At the federal level, Muneer has served as Additional Secretary in the Nawaz Sharif administration. The former premier initially posted him as Chief Secretary Azad Jammu and Kashmir. Later, Muneer was promoted and appointed secretary aviation. Although Muneer has never served in the Establishment Division, he is considered firm and professional. However, his success in the role of Secretary Establishment would entirely depend upon the prime minister and his principal secretary.
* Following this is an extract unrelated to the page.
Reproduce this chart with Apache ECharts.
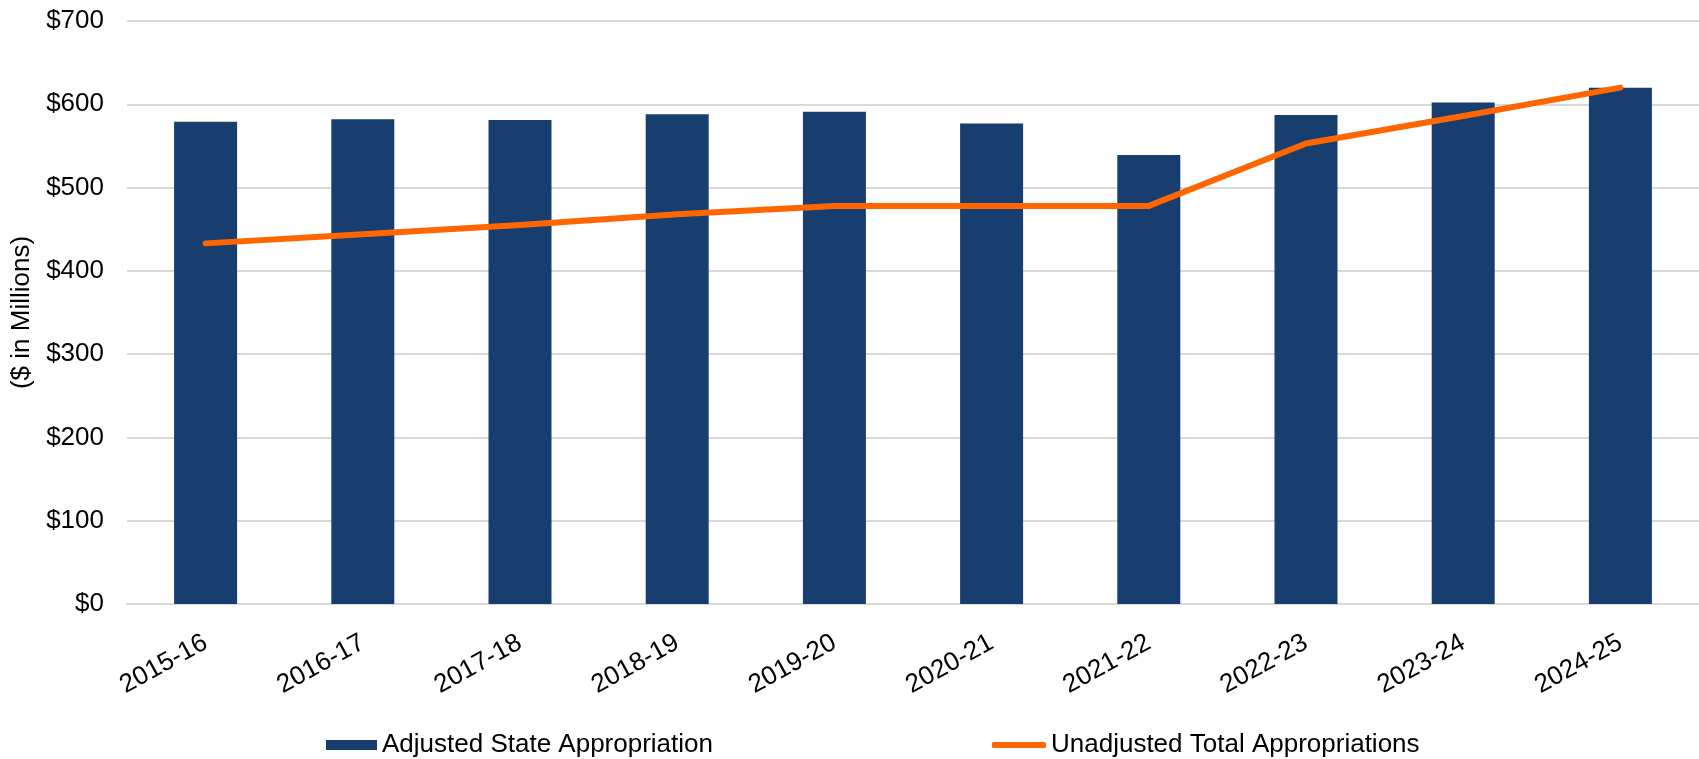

The civil servants believe Muneer would be able to deliver if the Establishment Division is empowered and allowed to work independently as the top state entity for human resources management in the bureaucracy. But if the division is relegated to the status of a post office for external decision makers, including the PM Office, as has been the practice for the last few decades, the new Secretary Establishment would be rendered ineffective.

The Establishment Division’s primary role as career planner and personnel manager of the civil service was undermined by the politicization of the bureaucracy. During successive governments, the PM Office ensured the posting of politically favoured officers to the division, which encouraged others - including politicians - to influence it to provide prized positions to their blue-eyed candidates.

Once upon a time, the Secretary Establishment used to be very powerful and could not be influenced on transfer and posting matters, even by ministers and fellow secretaries. But for many years, the Secretary Establishment was relegated to serving as the second-in-command of the principal secretary to the prime minister, instead of directly interacting with the chief executive.

According to a senior bureaucrat, if Prime Minister Khan intends to depoliticize the bureaucracy, he would not only have to empower the Establishment Division; he would also have to ensure that his principal secretary does not act as the "Secretary Secretaries".

For Asad Hayaud Din, the post of Secretary Petroleum would be an entirely new experience. He has mostly served in the Ministry of Commerce and on related positions. Like Muneer, Asad topped his CSS batch too. Despite serving in grade 21, he was initially posted as additional secretary in-charge of the Establishment Division by the Nawaz Sharif government. Later, he was moved to the Industries Division as its head. He has also worked Pakistan’s Information Counselor in Washington and Commercial Counselor in Chicago.

Tariq Pasha is the new Secretary Kashmir Affairs and Gilgit Baltistan Division. He is a member of the income tax service and served as Secretary Finance and Secretary Auqaf under Shahbaz Sharif's government in Punjab. He also served as Secretary to Governor Punjab with Chaudhry Muhammad Sarwar during the PML-N administration. He was a close aide to Ishaq Dar in the Ministry of Finance before being appointed Chairman Federal Board of Revenue. His last posting was as Secretary Statistics.

Although his career was focused on financial and economic affairs, he has now been moved to a not-too-important administrative ministry. The PTI government has posted Ayub Sheikh as Secretary Statistics, despite having no relevant experience.

Sultan Sikandar has been moved out of the petroleum ministry and sent to the Ministry of States and Frontier Regions, widely considered a "dying" entity after the merger of the Federally Administered Tribal Areas with Khyber Pakhtunkhwa; it has no role beyond dealing with the Afghan refugees. He is the son-in-law of erstwhile top bureaucrat Saeed Mehdi. Before his appointment as Secretary Petroleum, Sultan served both as Chief Secretary AJK and Chief Secretary Gilgit-Baltistan during Sharif’s tenure.

Saqib Aziz, who has now been given charge of the Aviation Division, previously served as Commissioner Dera Ghazi Khan and then as Senior Member Punjab Board of Revenue under Shahbaz Sharif. Upon being called to Islamabad, he was initially posted as Secretary Postal Service by Nawaz Sharif and then moved to the Capital Administration and Development Division (CADD).

Aurangzeb Haque, who was shifted from the Establishment Division to CADD - which is to be abolished by the Khan government - also served the Sharif administration as the Chief Secretary Balochistan. Many in the bureaucracy appreciate Imran Khan’s decision to acknowledge the competence and honesty of senior officers, irrespective of whom they served in the past. However, these civil servants expect that future postings according to their experience and qualifications to ensure greater efficiency and performance.